U.S. District Judge James J. Brady ruled on Monday that Woodfox, whose lawyers say has spent more than 43 years in solitary confinement, should be free rather than have to sit through a third trial, according to CNN. Brady came to the decision because of "exceptional circumstances,"  which include Woodfox's poor health, age (68) and "lack of confidence in the state to provide a fair third trial."

However, a federal appeals court temporarily blocked the inmate's release on Tuesday afternoon. Louisiana Attorney General Buddy Caldwell is appealing Brady's ruling because "Woodfox is a killer who should remain locked up," reports the Associated Press.

The court order Caldwell filed will postpone Woodfox's potential release until at least Friday.

Woodfox is one of three people that were convicted in the 1972 killing of Brent Miller, who was a guard at Louisiana State Penitentiary at Angola. The inmate has consistently pleaded his innocence. At Angola because of a prior armed robbery charge, Woodfox claims he was treated unfairly because he was outspoken against "injustices" at the prison.

"Woodfox... has said he had tried to point out injustices at the prison and was targeted and wrongfully accused because of his activism as a Black Panther," according to the CNN report.

His two previous convictions connected to this case were overturned, and the inmate's lawyers successfully argued with Brady that another trial, especially after spending more than four decades in solitary confinement, would be an injustice to Woodfox.

At the time of Miller's killing, inmates were protesting harsh conditions inside the prison.

The two other members of the "Angola 3," a name for the group coined by the numerous people that have protested the inmates' very long stints in solitary confinement, did not fully serve their sentences either.

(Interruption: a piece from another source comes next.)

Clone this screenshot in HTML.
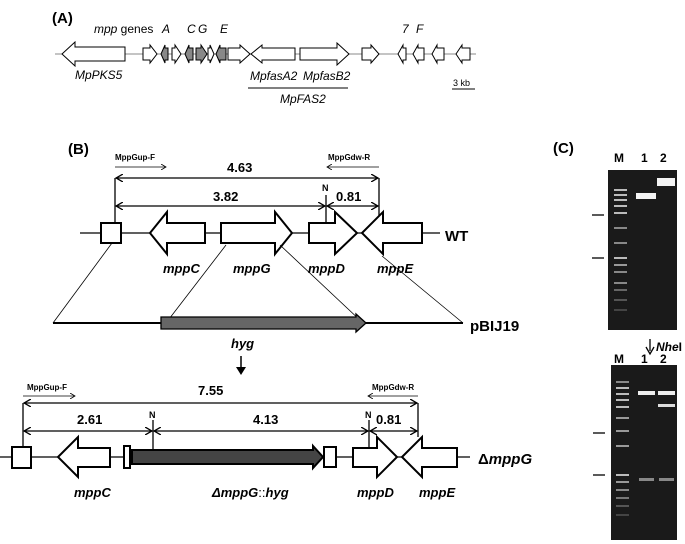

Robert King was released from prison in 2001. He was serving time for killing a fellow inmate but the conviction was overturned. The other "Angola 3" inmate, Herman Wallace, was freed in 2013. A judge vacated his conviction in the Miller case, in part because Wallace was terminally ill with cancer. He died just days after being released.. 

King and Wallace, like Woodfox, claimed innocence and unfair trials connected to Miller's death.

When Wallace was freed, U.S. District Chief Judge Brian A. Jackson in Baton Rouge said "women were systematically excluded from the grand jury that indicted Wallace," according to CNN.

Brady's ruling in the Woodfox case was hailed as a "momentous step toward justice" by Amnesty International on Monday.